All lines below must be repeated exactly, with the pictures omitted.
++++++++++
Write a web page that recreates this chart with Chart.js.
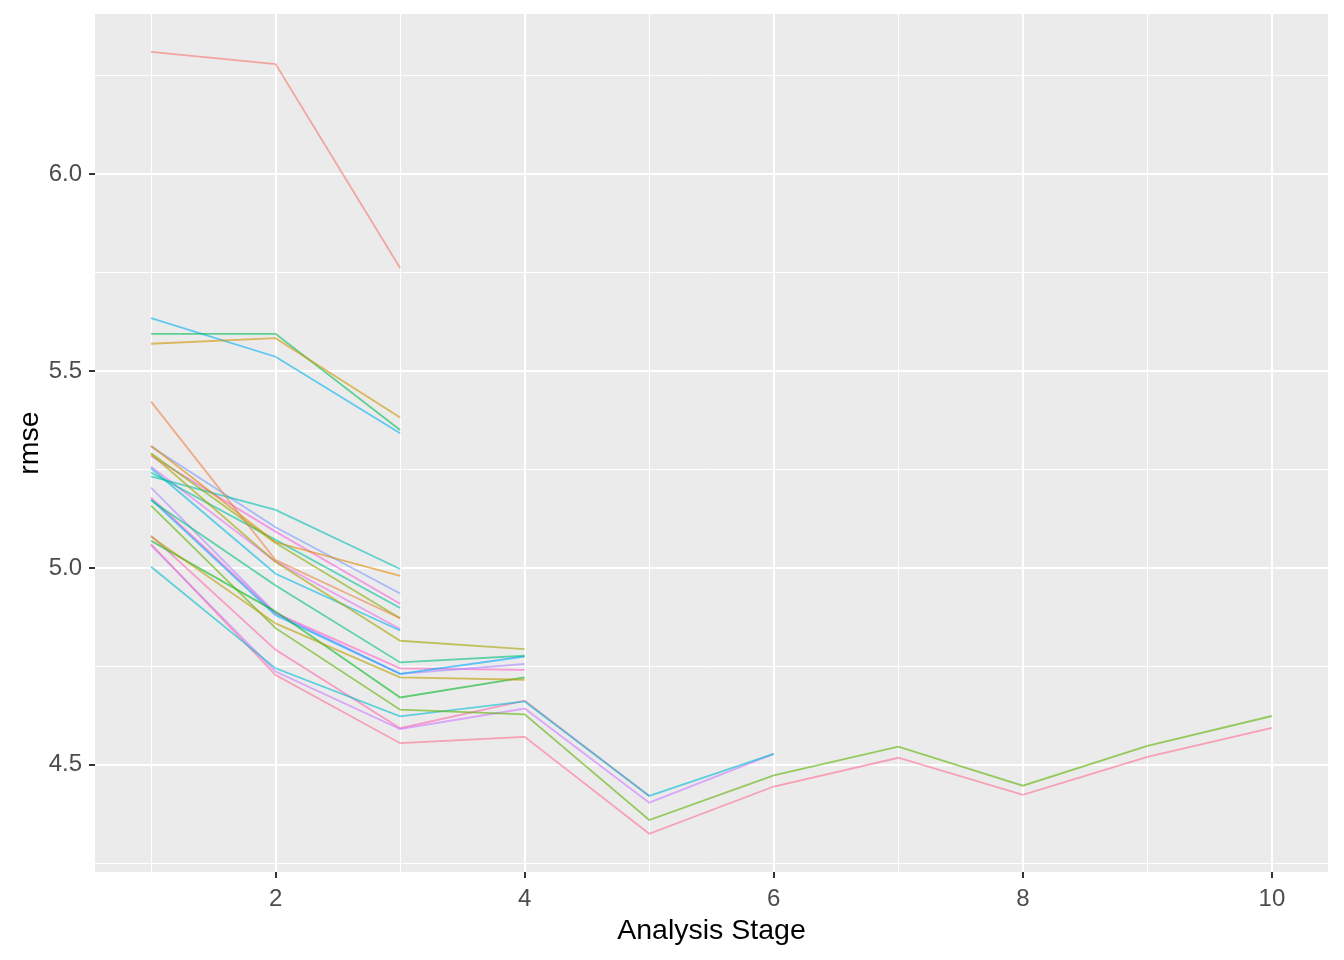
<!DOCTYPE html>
<html>
<head>
<meta charset="utf-8">
<script src="https://cdn.jsdelivr.net/npm/chart.js@4/dist/chart.umd.min.js"></script>
<style>
	html, body { margin: 0; padding: 0; background: #fff; }
	#wrap { width: 1344px; height: 960px; position: relative; }
</style>
</head>
<body>
<div id="wrap"><canvas id="rmseChart"></canvas></div>
<script>
// analysis stages on the x axis
const stages = [1, 2, 3, 4, 5, 6, 7, 8, 9, 10];

// rmse per run, one array per run (runs stop at different stages)
const runs = [
	[6.310, 6.279, 5.761],
	[5.422, 5.020, 4.872],
	[5.310, 5.065, 4.980],
	[5.569, 5.583, 5.382],
	[5.079, 4.859, 4.722, 4.716],
	[5.289, 5.015, 4.815, 4.794],
	[5.291, 5.063, 4.872],
	[5.158, 4.847, 4.640, 4.628, 4.360, 4.473, 4.546, 4.447, 4.548, 4.624],
	[5.069, 4.889, 4.671, 4.722],
	[5.594, 5.594, 5.350],
	[5.171, 4.955, 4.760, 4.777],
	[5.242, 5.071, 4.898],
	[5.232, 5.147, 4.997],
	[5.003, 4.745, 4.623, 4.661, 4.421, 4.528],
	[5.253, 4.985, 4.841],
	[5.634, 5.536, 5.342],
	[5.174, 4.880, 4.731, 4.775],
	[5.308, 5.103, 4.935],
	[5.204, 4.885, 4.731, 4.756],
	[5.057, 4.737, 4.591, 4.643, 4.404, 4.528],
	[5.257, 5.016, 4.845],
	[5.284, 5.092, 4.909],
	[5.178, 4.885, 4.745, 4.741],
	[5.082, 4.792, 4.593, 4.663, 4.421],
	[5.060, 4.728, 4.555, 4.571, 4.325, 4.445, 4.518, 4.424, 4.520, 4.594]
];

const xTicks = [1, 2, 3, 4, 5, 6, 7, 8, 9, 10];
const yTicks = [4.25, 4.5, 4.75, 5.0, 5.25, 5.5, 5.75, 6.0, 6.25];

// ggplot-like hue palette (hcl, c=100, l=65)
function hcl(h, c, l) {
	const Xn = 95.047, Yn = 100, Zn = 108.883;
	const d = Xn + 15 * Yn + 3 * Zn;
	const un = 4 * Xn / d, vn = 9 * Yn / d;
	const hr = h * Math.PI / 180;
	const u = c * Math.cos(hr), v = c * Math.sin(hr);
	const Y = Yn * Math.pow((l + 16) / 116, 3);
	const up = u / (13 * l) + un, vp = v / (13 * l) + vn;
	const X = Y * 9 * up / (4 * vp), Z = Y * (12 - 3 * up - 20 * vp) / (4 * vp);
	const x = X / 100, y = Y / 100, z = Z / 100;
	const r = 3.2404542 * x - 1.5371385 * y - 0.4985314 * z;
	const g = -0.9692660 * x + 1.8760108 * y + 0.0415560 * z;
	const b = 0.0556434 * x - 0.2040259 * y + 1.0572252 * z;
	const gam = t => {
		t = t <= 0.0031308 ? 12.92 * t : 1.055 * Math.pow(t, 1 / 2.4) - 0.055;
		return Math.round(255 * Math.min(1, Math.max(0, t)));
	};
	return [gam(r), gam(g), gam(b)];
}

const n = runs.length;
const datasets = runs.map((vals, i) => {
	const [r, g, b] = hcl(15 + 360 * i / n, 100, 65);
	return {
		label: 'run ' + (i + 1),
		data: vals.map((v, k) => ({ x: stages[k], y: v })),
		borderColor: `rgba(${r},${g},${b},0.6)`,
		borderWidth: 1.8,
		pointRadius: 0,
		tension: 0,
		fill: false
	};
});

const isMajorY = v => Math.abs(v * 2 - Math.round(v * 2)) < 1e-6;
const isMajorX = v => v % 2 === 0;

const panelBg = {
	id: 'panelBg',
	beforeDraw(chart) {
		const { ctx, chartArea: a } = chart;
		ctx.save();
		ctx.fillStyle = '#EBEBEB';
		ctx.fillRect(a.left, a.top, a.right - a.left, a.bottom - a.top);
		ctx.restore();
	}
};

new Chart(document.getElementById('rmseChart'), {
	type: 'line',
	data: { datasets },
	plugins: [panelBg],
	options: {
		responsive: true,
		maintainAspectRatio: false,
		animation: false,
		layout: { padding: { top: 14, right: 16, left: 0, bottom: 0 } },
		plugins: { legend: { display: false }, tooltip: { enabled: false } },
		scales: {
			x: {
				type: 'linear',
				min: 0.55,
				max: 10.45,
				afterBuildTicks: s => { s.ticks = xTicks.map(v => ({ value: v })); },
				afterFit: s => { s.height = 88; s.paddingLeft = 0; s.paddingRight = 0; },
				grid: {
					color: '#FFFFFF',
					lineWidth: c => isMajorX(c.tick.value) ? 2 : 1,
					tickLength: 6,
					tickColor: c => isMajorX(c.tick.value) ? '#333333' : 'rgba(0,0,0,0)',
					tickWidth: 2
				},
				border: { display: false },
				ticks: {
					autoSkip: false,
					maxRotation: 0,
					padding: 7,
					color: '#4D4D4D',
					font: { family: 'Liberation Sans, Arial, sans-serif', size: 24 },
					callback: v => isMajorX(v) ? String(v) : ''
				},
				title: {
					display: true,
					text: 'Analysis Stage',
					color: '#000000',
					padding: { top: 0, bottom: 12 },
					font: { family: 'Liberation Sans, Arial, sans-serif', size: 28.5 }
				}
			},
			y: {
				type: 'linear',
				min: 4.228,
				max: 6.406,
				afterBuildTicks: s => { s.ticks = yTicks.map(v => ({ value: v })); },
				afterFit: s => { s.width = 95; s.paddingTop = 0; s.paddingBottom = 0; },
				grid: {
					color: '#FFFFFF',
					lineWidth: c => isMajorY(c.tick.value) ? 2 : 1,
					tickLength: 6,
					tickColor: c => isMajorY(c.tick.value) ? '#333333' : 'rgba(0,0,0,0)',
					tickWidth: 2
				},
				border: { display: false },
				ticks: {
					autoSkip: false,
					padding: 7,
					color: '#4D4D4D',
					font: { family: 'Liberation Sans, Arial, sans-serif', size: 24 },
					callback: v => isMajorY(v) ? v.toFixed(1) : ''
				},
				title: {
					display: true,
					text: 'rmse',
					color: '#000000',
					padding: { top: 13, bottom: 0 },
					font: { family: 'Liberation Sans, Arial, sans-serif', size: 28.5 }
				}
			}
		}
	}
});
</script>
</body>
</html>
++++++++++
→ **CORRECT OUTPUT**
Write a web page that recreates this chart with Chart.js.
<!DOCTYPE html>
<html>
<head>
<meta charset="utf-8">
<script src="https://cdn.jsdelivr.net/npm/chart.js@4/dist/chart.umd.min.js"></script>
<style>
	html, body { margin: 0; padding: 0; background: #fff; }
	#wrap { width: 1344px; height: 960px; position: relative; }
</style>
</head>
<body>
<div id="wrap"><canvas id="rmseChart"></canvas></div>
<script>
// analysis stages on the x axis
const stages = [1, 2, 3, 4, 5, 6, 7, 8, 9, 10];

// rmse per run, one array per run (runs stop at different stages)
const runs = [
	[6.310, 6.279, 5.761],
	[5.422, 5.020, 4.872],
	[5.310, 5.065, 4.980],
	[5.569, 5.583, 5.382],
	[5.079, 4.859, 4.722, 4.716],
	[5.289, 5.015, 4.815, 4.794],
	[5.291, 5.063, 4.872],
	[5.158, 4.847, 4.640, 4.628, 4.360, 4.473, 4.546, 4.447, 4.548, 4.624],
	[5.069, 4.889, 4.671, 4.722],
	[5.594, 5.594, 5.350],
	[5.171, 4.955, 4.760, 4.777],
	[5.242, 5.071, 4.898],
	[5.232, 5.147, 4.997],
	[5.003, 4.745, 4.623, 4.661, 4.421, 4.528],
	[5.253, 4.985, 4.841],
	[5.634, 5.536, 5.342],
	[5.174, 4.880, 4.731, 4.775],
	[5.308, 5.103, 4.935],
	[5.204, 4.885, 4.731, 4.756],
	[5.057, 4.737, 4.591, 4.643, 4.404, 4.528],
	[5.257, 5.016, 4.845],
	[5.284, 5.092, 4.909],
	[5.178, 4.885, 4.745, 4.741],
	[5.082, 4.792, 4.593, 4.663, 4.421],
	[5.060, 4.728, 4.555, 4.571, 4.325, 4.445, 4.518, 4.424, 4.520, 4.594]
];

const xTicks = [1, 2, 3, 4, 5, 6, 7, 8, 9, 10];
const yTicks = [4.25, 4.5, 4.75, 5.0, 5.25, 5.5, 5.75, 6.0, 6.25];

// ggplot-like hue palette (hcl, c=100, l=65)
function hcl(h, c, l) {
	const Xn = 95.047, Yn = 100, Zn = 108.883;
	const d = Xn + 15 * Yn + 3 * Zn;
	const un = 4 * Xn / d, vn = 9 * Yn / d;
	const hr = h * Math.PI / 180;
	const u = c * Math.cos(hr), v = c * Math.sin(hr);
	const Y = Yn * Math.pow((l + 16) / 116, 3);
	const up = u / (13 * l) + un, vp = v / (13 * l) + vn;
	const X = Y * 9 * up / (4 * vp), Z = Y * (12 - 3 * up - 20 * vp) / (4 * vp);
	const x = X / 100, y = Y / 100, z = Z / 100;
	const r = 3.2404542 * x - 1.5371385 * y - 0.4985314 * z;
	const g = -0.9692660 * x + 1.8760108 * y + 0.0415560 * z;
	const b = 0.0556434 * x - 0.2040259 * y + 1.0572252 * z;
	const gam = t => {
		t = t <= 0.0031308 ? 12.92 * t : 1.055 * Math.pow(t, 1 / 2.4) - 0.055;
		return Math.round(255 * Math.min(1, Math.max(0, t)));
	};
	return [gam(r), gam(g), gam(b)];
}

const n = runs.length;
const datasets = runs.map((vals, i) => {
	const [r, g, b] = hcl(15 + 360 * i / n, 100, 65);
	return {
		label: 'run ' + (i + 1),
		data: vals.map((v, k) => ({ x: stages[k], y: v })),
		borderColor: `rgba(${r},${g},${b},0.6)`,
		borderWidth: 1.8,
		pointRadius: 0,
		tension: 0,
		fill: false
	};
});

const isMajorY = v => Math.abs(v * 2 - Math.round(v * 2)) < 1e-6;
const isMajorX = v => v % 2 === 0;

const panelBg = {
	id: 'panelBg',
	beforeDraw(chart) {
		const { ctx, chartArea: a } = chart;
		ctx.save();
		ctx.fillStyle = '#EBEBEB';
		ctx.fillRect(a.left, a.top, a.right - a.left, a.bottom - a.top);
		ctx.restore();
	}
};

new Chart(document.getElementById('rmseChart'), {
	type: 'line',
	data: { datasets },
	plugins: [panelBg],
	options: {
		responsive: true,
		maintainAspectRatio: false,
		animation: false,
		layout: { padding: { top: 14, right: 16, left: 0, bottom: 0 } },
		plugins: { legend: { display: false }, tooltip: { enabled: false } },
		scales: {
			x: {
				type: 'linear',
				min: 0.55,
				max: 10.45,
				afterBuildTicks: s => { s.ticks = xTicks.map(v => ({ value: v })); },
				afterFit: s => { s.height = 88; s.paddingLeft = 0; s.paddingRight = 0; },
				grid: {
					color: '#FFFFFF',
					lineWidth: c => isMajorX(c.tick.value) ? 2 : 1,
					tickLength: 6,
					tickColor: c => isMajorX(c.tick.value) ? '#333333' : 'rgba(0,0,0,0)',
					tickWidth: 2
				},
				border: { display: false },
				ticks: {
					autoSkip: false,
					maxRotation: 0,
					padding: 7,
					color: '#4D4D4D',
					font: { family: 'Liberation Sans, Arial, sans-serif', size: 24 },
					callback: v => isMajorX(v) ? String(v) : ''
				},
				title: {
					display: true,
					text: 'Analysis Stage',
					color: '#000000',
					padding: { top: 0, bottom: 12 },
					font: { family: 'Liberation Sans, Arial, sans-serif', size: 28.5 }
				}
			},
			y: {
				type: 'linear',
				min: 4.228,
				max: 6.406,
				afterBuildTicks: s => { s.ticks = yTicks.map(v => ({ value: v })); },
				afterFit: s => { s.width = 95; s.paddingTop = 0; s.paddingBottom = 0; },
				grid: {
					color: '#FFFFFF',
					lineWidth: c => isMajorY(c.tick.value) ? 2 : 1,
					tickLength: 6,
					tickColor: c => isMajorY(c.tick.value) ? '#333333' : 'rgba(0,0,0,0)',
					tickWidth: 2
				},
				border: { display: false },
				ticks: {
					autoSkip: false,
					padding: 7,
					color: '#4D4D4D',
					font: { family: 'Liberation Sans, Arial, sans-serif', size: 24 },
					callback: v => isMajorY(v) ? v.toFixed(1) : ''
				},
				title: {
					display: true,
					text: 'rmse',
					color: '#000000',
					padding: { top: 13, bottom: 0 },
					font: { family: 'Liberation Sans, Arial, sans-serif', size: 28.5 }
				}
			}
		}
	}
});
</script>
</body>
</html>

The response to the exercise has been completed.